====== Information given ======
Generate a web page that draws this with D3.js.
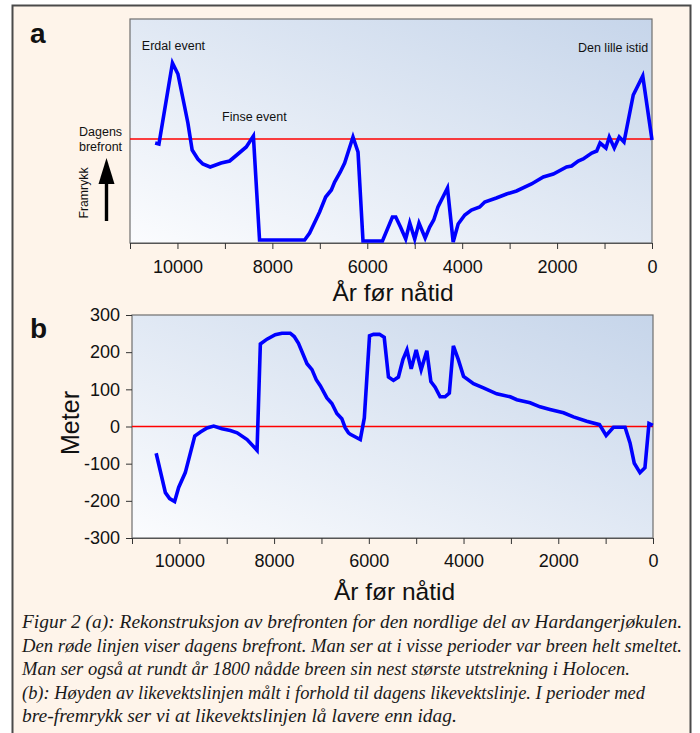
<!DOCTYPE html>
<html><head><meta charset="utf-8">
<script src="https://cdn.jsdelivr.net/npm/d3@7"></script>
<style>
html,body{margin:0;padding:0;background:#fff;}
svg{display:block;}
text{font-family:"Liberation Sans",Arial,Helvetica,sans-serif;fill:#111;}
.cap{font-family:"Liberation Serif","Times New Roman",serif;font-style:italic;fill:#1a1a1a;}
</style></head>
<body>
<svg id="c" width="700" height="733"></svg>
<script>
// ---------- data ----------
const yearsA = [10470,10390,10105,9990,9865,9780,9690,9570,9465,9310,9080,8900,8725,8550,8400,8270,7320,7215,7004,6877,6757,6688,6568,6477,6301,6195,6090,5680,5470,5400,5300,5190,5105,5000,4910,4780,4685,4600,4510,4310,4190,4085,3945,3805,3630,3525,3280,3065,2855,2540,2290,2080,1800,1695,1555,1450,1270,1165,1095,970,900,795,690,590,395,195,0];
const frontA = [-4,-5,76,65,36,16,-11,-20,-25,-28,-24,-22,-15,-8,3,-101,-101,-94,-73,-58,-51,-43,-33,-24,2,-13,-102,-102,-78,-78,-88,-100,-84,-100,-84,-99,-88,-81,-68,-49,-103,-85,-76,-71,-68,-63,-59,-55,-52,-45,-38,-35,-28,-27,-22,-20,-14,-12,-4,-9,2,-9,2,-3,44,63,-1];
const yearsB = [10490,10295,10205,10100,10015,9875,9675,9555,9415,9275,9100,8925,8780,8570,8360,8290,8150,7975,7835,7660,7575,7485,7305,7200,7110,7025,6885,6780,6675,6570,6500,6430,6390,6180,6095,5985,5900,5775,5675,5585,5480,5375,5280,5195,5105,5000,4895,4775,4690,4600,4495,4390,4300,4215,4110,4000,3790,3580,3300,3015,2875,2595,2385,2175,1890,1680,1400,1130,990,835,590,485,395,275,170,85,5];
const elaB = [-72,-178,-194,-202,-164,-124,-26,-15,-4,1,-6,-11,-17,-35,-64,222,235,247,251,251,242,224,169,153,126,110,77,62,35,21,-3,-17,-21,-35,23,244,248,248,240,133,124,133,180,206,155,206,153,204,121,106,80,80,90,217,180,135,115,104,88,80,72,64,53,46,37,26,14,5,-24,-2,-2,-44,-99,-124,-111,8,3];
const xTicks = [11000,10000,9000,8000,7000,6000,5000,4000,3000,2000,1000,0];
const xTickLabels = [10000,8000,6000,4000,2000,0];
const yTicksB = [300,200,100,0,-100,-200,-300];
const annotations = [
  {text:"Erdal event", year:10750, pos:50},
  {text:"Finse event", year:9060, pos:121},
  {text:"Den lille istid", year:1560, pos:52}
];
const captionLines = [
  "Figur 2 (a): Rekonstruksjon av brefronten for den nordlige del av Hardangerjøkulen.",
  "Den røde linjen viser dagens brefront. Man ser at i visse perioder var breen helt smeltet.",
  "Man ser også at rundt år 1800 nådde breen sin nest største utstrekning i Holocen.",
  "(b): Høyden av likevektslinjen målt i forhold til dagens likevektslinje. I perioder med",
  "bre-fremrykk ser vi at likevektslinjen lå lavere enn idag."
];
const captionWidths = [660,660,608,623,435];

// ---------- drawing ----------
const svg = d3.select("#c");
const defs = svg.append("defs");
const grad = defs.append("linearGradient").attr("id","bg").attr("x1","0%").attr("y1","100%").attr("x2","100%").attr("y2","0%");
grad.append("stop").attr("offset","0%").attr("stop-color","#fbfcfe");
grad.append("stop").attr("offset","100%").attr("stop-color","#c6d5ea");

svg.append("rect").attr("x",12.5).attr("y",5.5).attr("width",678).attr("height",740)
  .attr("fill","#fef4ea").attr("stroke","#4a4a4a").attr("stroke-width",2);

function panel(opt){
  const x = d3.scaleLinear().domain([11000,0]).range([opt.left,opt.right]);
  const y = d3.scaleLinear().domain(opt.yDomain).range([opt.bottom,opt.top]);
  const g = svg.append("g");
  g.append("rect").attr("x",opt.left).attr("y",opt.top).attr("width",opt.right-opt.left).attr("height",opt.bottom-opt.top)
    .attr("fill","url(#bg)").attr("stroke","#6e6e6e").attr("stroke-width",1.2);
  const ax = g.append("g").attr("transform",`translate(0,${opt.bottom})`)
    .call(d3.axisBottom(x).tickValues(xTicks).tickSize(6).tickFormat(d=>xTickLabels.includes(d)?String(d):""));
  ax.select(".domain").attr("stroke","#555");
  ax.selectAll(".tick line").attr("stroke","#333");
  ax.selectAll(".tick text").attr("font-size",18).attr("dy",0).attr("y",opt.tickBase-opt.bottom)
    .attr("font-family","Liberation Sans, Arial, sans-serif").attr("fill","#111");
  g.append("text").attr("x",(opt.left+opt.right)/2+2).attr("y",opt.titleBase).attr("text-anchor","middle")
    .attr("font-size",24.5).text("År før nåtid");
  g.append("line").attr("x1",opt.left).attr("x2",opt.right).attr("y1",y(0)).attr("y2",y(0))
    .attr("stroke","#ff0000").attr("stroke-width",1.6);
  const data = opt.years.map((d,i)=>[d,opt.vals[i]]);
  g.append("path").datum(data).attr("fill","none").attr("stroke","#0000ff").attr("stroke-width",3.6)
    .attr("stroke-linejoin","miter").attr("stroke-miterlimit",4)
    .attr("d",d3.line().x(d=>x(d[0])).y(d=>y(d[1])));
  return {x,y,g};
}

const A = panel({left:130,right:652,top:19,bottom:243,yDomain:[-104,120],years:yearsA,vals:frontA,tickBase:273,titleBase:301});
const B = panel({left:132,right:653,top:315,bottom:538,yDomain:[-300,300],years:yearsB,vals:elaB,tickBase:567,titleBase:600});

const ay = B.g.append("g").attr("transform","translate(132,0)")
  .call(d3.axisLeft(B.y).tickValues(yTicksB).tickSize(6).tickPadding(6).tickFormat(d=>String(d)));
ay.select(".domain").remove();
ay.selectAll(".tick line").attr("stroke","#333");
ay.selectAll(".tick text").attr("font-size",18).attr("font-family","Liberation Sans, Arial, sans-serif").attr("fill","#111");
B.g.append("text").attr("transform","translate(79,423) rotate(-90)").attr("text-anchor","middle")
  .attr("font-size",25).text("Meter");

svg.append("text").attr("x",30).attr("y",43).attr("font-size",28).attr("font-weight","bold").text("a");
svg.append("text").attr("x",30).attr("y",338).attr("font-size",28).attr("font-weight","bold").text("b");

annotations.forEach(a=>{
  svg.append("text").attr("x",A.x(a.year)).attr("y",a.pos).attr("font-size",12.5).text(a.text);
});
svg.append("text").attr("x",79).attr("y",136).attr("font-size",12.5).text("Dagens");
svg.append("text").attr("x",79).attr("y",151).attr("font-size",12.5).text("brefront");
svg.append("text").attr("transform","translate(88,193) rotate(-90)").attr("text-anchor","middle")
  .attr("font-size",12.3).text("Framrykk");
svg.append("line").attr("x1",106.5).attr("x2",106.5).attr("y1",221).attr("y2",178).attr("stroke","#000").attr("stroke-width",3.4);
svg.append("path").attr("d","M106.5,158 L114.5,184 L98.5,184 Z").attr("fill","#000");

captionLines.forEach((t,i)=>{
  svg.append("text").attr("class","cap").attr("x",22).attr("y",628+i*23.6)
    .attr("font-size",18.5).attr("textLength",captionWidths[i]).attr("lengthAdjust","spacingAndGlyphs").text(t);
});
</script>
</body></html>
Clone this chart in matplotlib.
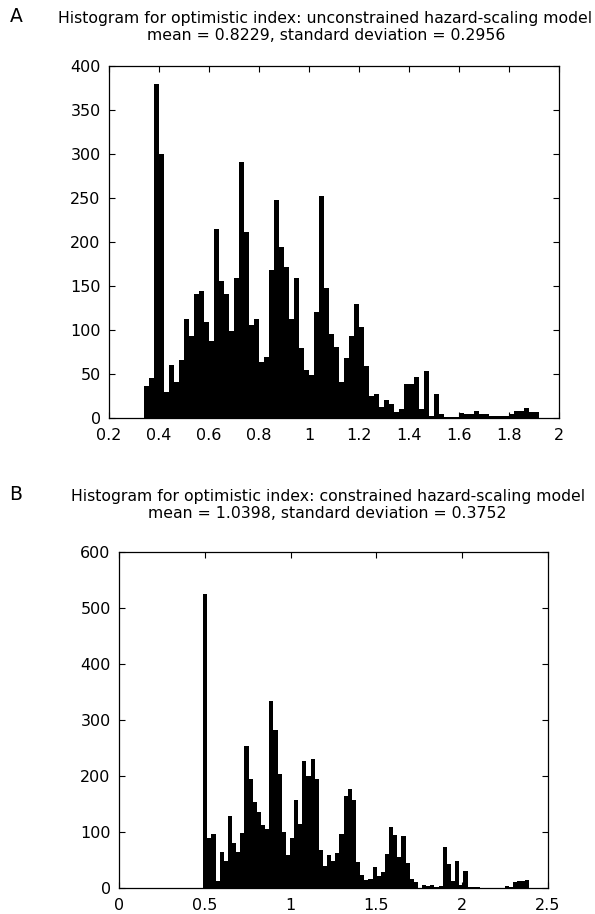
import numpy as np
import matplotlib
matplotlib.use("Agg")
import matplotlib.pyplot as plt

# panel A: unconstrained model, 79 bins of width 0.02 starting at 0.34
a_start = 0.34
a_width = 0.02
a_counts = [
    36, 45, 380, 300, 29, 60, 41, 66, 112, 93,
    141, 144, 109, 88, 215, 156, 141, 99, 159, 291,
    211, 106, 112, 64, 69, 168, 248, 194, 172, 113,
    159, 80, 55, 49, 121, 252, 148, 96, 81, 41,
    68, 93, 130, 103, 59, 25, 27, 13, 20, 16,
    7, 10, 39, 39, 47, 10, 53, 2, 27, 5,
    1, 1, 1, 6, 5, 5, 8, 4, 5, 2,
    2, 2, 2, 5, 8, 8, 11, 7, 7,
]
a_xticks = [0.2, 0.4, 0.6, 0.8, 1.0, 1.2, 1.4, 1.6, 1.8, 2.0]
a_xlabels = ["0.2", "0.4", "0.6", "0.8", "1", "1.2", "1.4", "1.6", "1.8", "2"]
a_yticks = [0, 50, 100, 150, 200, 250, 300, 350, 400]

# panel B: constrained model, 79 bins starting at 0.49
b_start = 0.4905
b_width = 0.02407
b_counts = [
    525, 89, 97, 12, 64, 49, 128, 81, 65, 99,
    254, 194, 154, 136, 113, 106, 334, 283, 203, 100,
    59, 89, 157, 115, 226, 200, 230, 195, 68, 40,
    59, 49, 62, 97, 165, 176, 157, 46, 24, 15,
    16, 37, 21, 29, 61, 109, 95, 55, 93, 45,
    16, 11, 0, 5, 4, 5, 2, 3, 74, 43,
    13, 49, 6, 30, 2, 2, 2, 0, 0, 0,
    0, 0, 0, 3, 2, 11, 13, 12, 15,
]
b_xticks = [0, 0.5, 1.0, 1.5, 2.0, 2.5]
b_xlabels = ["0", "0.5", "1", "1.5", "2", "2.5"]
b_yticks = [0, 100, 200, 300, 400, 500, 600]

W, H = 595, 914
plt.rcParams["font.family"] = ["DejaVu Sans"]

fig = plt.figure(figsize=(W / 100, H / 100), dpi=100)


def px_axes(left, top, right, bottom):
    return fig.add_axes([left / W, 1 - bottom / H, (right - left) / W, (bottom - top) / H])


def draw_hist(ax, start, width, counts, xlim, ylim, xticks, xlabels, yticks):
    edges = start + width * np.arange(len(counts))
    ax.bar(edges, counts, width=width, align="edge", color="black", linewidth=0)
    ax.set_xlim(*xlim)
    ax.set_ylim(*ylim)
    ax.set_xticks(xticks)
    ax.set_xticklabels(xlabels)
    ax.set_yticks(yticks)
    ax.tick_params(direction="in", length=4, width=0.8, top=True, right=True,
                   labelsize=11.5)
    ax.tick_params(axis="x", pad=7)
    ax.tick_params(axis="y", pad=6)
    for spine in ax.spines.values():
        spine.set_linewidth(0.9)


ax_a = px_axes(109, 66, 559, 418)
draw_hist(ax_a, a_start, a_width, a_counts, (0.2, 2.0), (0, 400), a_xticks, a_xlabels, a_yticks)

ax_b = px_axes(119, 552, 548, 888)
draw_hist(ax_b, b_start, b_width, b_counts, (0, 2.5), (0, 600), b_xticks, b_xlabels, b_yticks)

title_kw = dict(ha="center", va="center", fontsize=11.3)
fig.text(325 / W, 1 - 19 / H, "Histogram for optimistic index: unconstrained hazard-scaling model", **title_kw)
fig.text(326 / W, 1 - 36 / H, "mean = 0.8229, standard deviation = 0.2956", **title_kw)
fig.text(16 / W, 1 - 16 / H, "A", ha="center", va="center", fontsize=13.5)

fig.text(328 / W, 1 - 497 / H, "Histogram for optimistic index: constrained hazard-scaling model", **title_kw)
fig.text(327 / W, 1 - 514 / H, "mean = 1.0398, standard deviation = 0.3752", **title_kw)
fig.text(16 / W, 1 - 494 / H, "B", ha="center", va="center", fontsize=13.5)

fig.savefig("out.png", dpi=100)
======
* **Work to complete**
Only lines with the word "matplotlib" are wanted, so copy each one from the records.

* **Exercise response**
Clone this chart in matplotlib.
import matplotlib
matplotlib.use("Agg")
import matplotlib.pyplot as plt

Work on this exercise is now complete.